Thursday, November 12, 2015

What Am I Doing Wrong?




Well today is National Amy's Pity Party Day!  It's hard to admit but I get discouraged just like everyone else.  I question myself and decide it must be something that I am doing wrong.  It's easier to take the blame and put it all on myself than I can justify feeling sorry for myself.  What happens if that is just life?  Well there is a scary thought that would mean I am not in control and can't fix it!  Yes, I am a control freak and "fixer"!  Sometimes life just gives you a shit sandwich with a side of bad attitude.    
My personal and professional life have gone through many changes not all for the best but if I really take a look it has worked out for the best.  I have learned a lot about my friends and myself.  I have learned that I can't always figure it out, there isn't always an answer, I can figure stuff out, there is an answer I just might not like it, people are assholes, I am an asshole, it's okay to ask for help, its okay to admit that life isn't perfect, & etc.  Also, I would like to admit now that I have a potty mouth (my mom hates my mouth and please note my mouth is not a reflection of my up bringing lol).  I am trying to work on it and will always be working on it.  
Okay, back to the subject at hand.  I get discouraged.  It is hard with things are not moving as fast as I think they should.  I begin to take it personally and want to give up.  Why aren't people showing up for classes, why aren't people training with me, how do I get people to know about the studio, maybe this isn't my calling and etc.  How are other people doing it?  How are they getting people into their studios?  Should I be pushing clients harder?  Should I sell shakes?  Maybe I need to change my way of thinking?
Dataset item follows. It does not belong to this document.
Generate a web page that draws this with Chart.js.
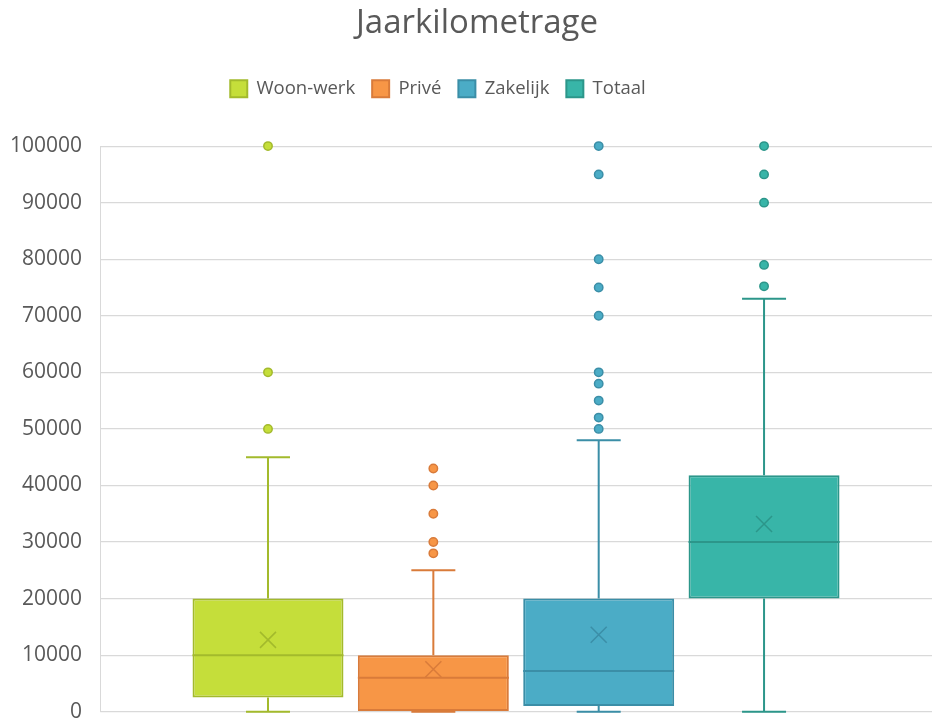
<!DOCTYPE html>
<html>
<head>
<meta charset="utf-8">
<script src="https://cdn.jsdelivr.net/npm/chart.js@4/dist/chart.umd.min.js"></script>
<style>
  html, body { margin: 0; padding: 0; background: #fff; }
  #wrap { width: 932px; height: 718px; }
</style>
</head>
<body>
<div id="wrap"><canvas id="chart"></canvas></div>
<script>
const categories = ['Woon-werk', 'Privé', 'Zakelijk', 'Totaal'];
const whiskerLow = [0, 0, 0, 0];
const quartile1 = [2500, 0, 1000, 20000];
const medians = [10000, 6000, 7200, 30000];
const quartile3 = [20000, 10000, 20000, 41800];
const whiskerHigh = [45000, 25000, 48000, 73000];
const means = [12700, 7500, 13600, 33200];
const outliers = [
  [50000, 60000, 100000],
  [28000, 30000, 35000, 40000, 43000],
  [50000, 52000, 55000, 58000, 60000, 70000, 75000, 80000, 95000, 100000],
  [75200, 79000, 90000, 95000, 100000]
];
const yTicks = [0, 10000, 20000, 30000, 40000, 50000, 60000, 70000, 80000, 90000, 100000];

const fills = ['#c5de3a', '#f79646', '#4bacc6', '#38b5a8'];
const strokes = ['#a3ba2c', '#d97b3a', '#3b8ea7', '#2c968a'];
const textColor = '#595959';

// extra room under the legend; nudge title and legend sideways like the original
const legendSpace = {
  id: 'legendSpace',
  beforeInit(chart) {
    const fit = chart.legend.fit;
    chart.legend.fit = function () {
      fit.bind(chart.legend)();
      this.height += 38;
    };
  },
  afterLayout(chart) {
    chart.legend.left -= 33;
    chart.legend.right -= 33;
    chart.titleBlock.left += 6;
    chart.titleBlock.right += 6;
  }
};

// whiskers, median, mean cross and outlier dots on top of the floating bars
const boxExtras = {
  id: 'boxExtras',
  afterDatasetsDraw(chart) {
    const ctx = chart.ctx;
    const y = chart.scales.y;
    chart.data.datasets.forEach((ds, i) => {
      const bar = chart.getDatasetMeta(i).data[0];
      if (!bar) return;
      const cx = bar.x;
      const half = bar.width / 2;
      const cap = 22;
      ctx.save();
      ctx.strokeStyle = strokes[i];
      ctx.lineWidth = 2;
      ctx.beginPath();
      ctx.moveTo(cx, y.getPixelForValue(quartile3[i]));
      ctx.lineTo(cx, y.getPixelForValue(whiskerHigh[i]));
      ctx.moveTo(cx - cap, y.getPixelForValue(whiskerHigh[i]));
      ctx.lineTo(cx + cap, y.getPixelForValue(whiskerHigh[i]));
      if (quartile1[i] > whiskerLow[i]) {
        ctx.moveTo(cx, y.getPixelForValue(quartile1[i]));
        ctx.lineTo(cx, y.getPixelForValue(whiskerLow[i]));
      }
      ctx.moveTo(cx - cap, y.getPixelForValue(whiskerLow[i]));
      ctx.lineTo(cx + cap, y.getPixelForValue(whiskerLow[i]));
      // median
      ctx.moveTo(cx - half, y.getPixelForValue(medians[i]));
      ctx.lineTo(cx + half, y.getPixelForValue(medians[i]));
      ctx.stroke();
      // mean cross
      const my = y.getPixelForValue(means[i]);
      const s = 8;
      ctx.lineWidth = 1.5;
      ctx.beginPath();
      ctx.moveTo(cx - s, my - s); ctx.lineTo(cx + s, my + s);
      ctx.moveTo(cx + s, my - s); ctx.lineTo(cx - s, my + s);
      ctx.stroke();
      // outliers
      ctx.fillStyle = fills[i];
      ctx.lineWidth = 1.5;
      outliers[i].forEach(v => {
        ctx.beginPath();
        ctx.arc(cx, y.getPixelForValue(v), 4.2, 0, Math.PI * 2);
        ctx.fill();
        ctx.stroke();
      });
      ctx.restore();
    });
  }
};

new Chart(document.getElementById('chart'), {
  type: 'bar',
  data: {
    labels: [''],
    datasets: categories.map((name, i) => ({
      label: name,
      data: [[quartile1[i], quartile3[i]]],
      backgroundColor: fills[i],
      borderColor: strokes[i],
      borderWidth: 2,
      borderSkipped: false
    }))
  },
  options: {
    responsive: true,
    maintainAspectRatio: false,
    animation: false,
    categoryPercentage: 0.795,
    barPercentage: 0.913,
    layout: { padding: { left: 10, right: 0, top: 0, bottom: 0 } },
    plugins: {
      title: {
        display: true,
        text: 'Jaarkilometrage',
        color: textColor,
        font: { family: 'Open Sans', size: 33, weight: 'normal' },
        padding: { top: 4, bottom: 19 }
      },
      legend: {
        position: 'top',
        labels: {
          color: textColor,
          font: { family: 'Open Sans', size: 18.5 },
          boxWidth: 17,
          boxHeight: 17,
          padding: 17
        }
      },
      tooltip: { enabled: false }
    },
    scales: {
      x: { display: false },
      y: {
        min: 0,
        max: 100000,
        afterBuildTicks: axis => { axis.ticks = yTicks.map(v => ({ value: v })); },
        grid: { color: '#d9d9d9', lineWidth: 1.2, drawTicks: true, tickLength: 18, tickColor: 'rgba(0,0,0,0)' },
        border: { display: true, color: '#d9d9d9' },
        ticks: {
          color: textColor,
          padding: 0,
          font: { family: 'Open Sans', size: 21, lineHeight: 0.6 },
          callback: v => String(v)
        }
      }
    }
  },
  plugins: [legendSpace, boxExtras]
});
</script>
</body>
</html>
Am I being stubborn for not wanting to do some of this stuff?  I just don't know!!!
Than the positive me kicks in and says okay what can you do?   Train clients, talk about my struggles, work around clients injuries, help people get better at things in everyday life,  and make people feel comfortable.  Why isn't that enough for today, Amy Jo? It is enough for today and it will be enough for tomorrow too.  So, this girl is just going to keep going! Slapping some mustard on my shit sandwich with a side of attitude and eat it with a smile!
I am not sharing this because I want you to feel sorry for me.  I am sharing because I know what it is like to be discouraged, want to give up, question life choices, question your abilities, question job choices and etc.  Today I put on my running shoes and went out in the windy weather to do intervals. That is what helped gain perspective today and focus on the good.  So, laces up your shoes, read a good book, listen to some music or just take 7 cleansing breaths to focus on "your positive".  Stay encouraged my friends.     
Amy Jo 
P.S. Don't show this blog to my mom....she will say "Oh, my word Amy!  I have taught you better than to talk like that!"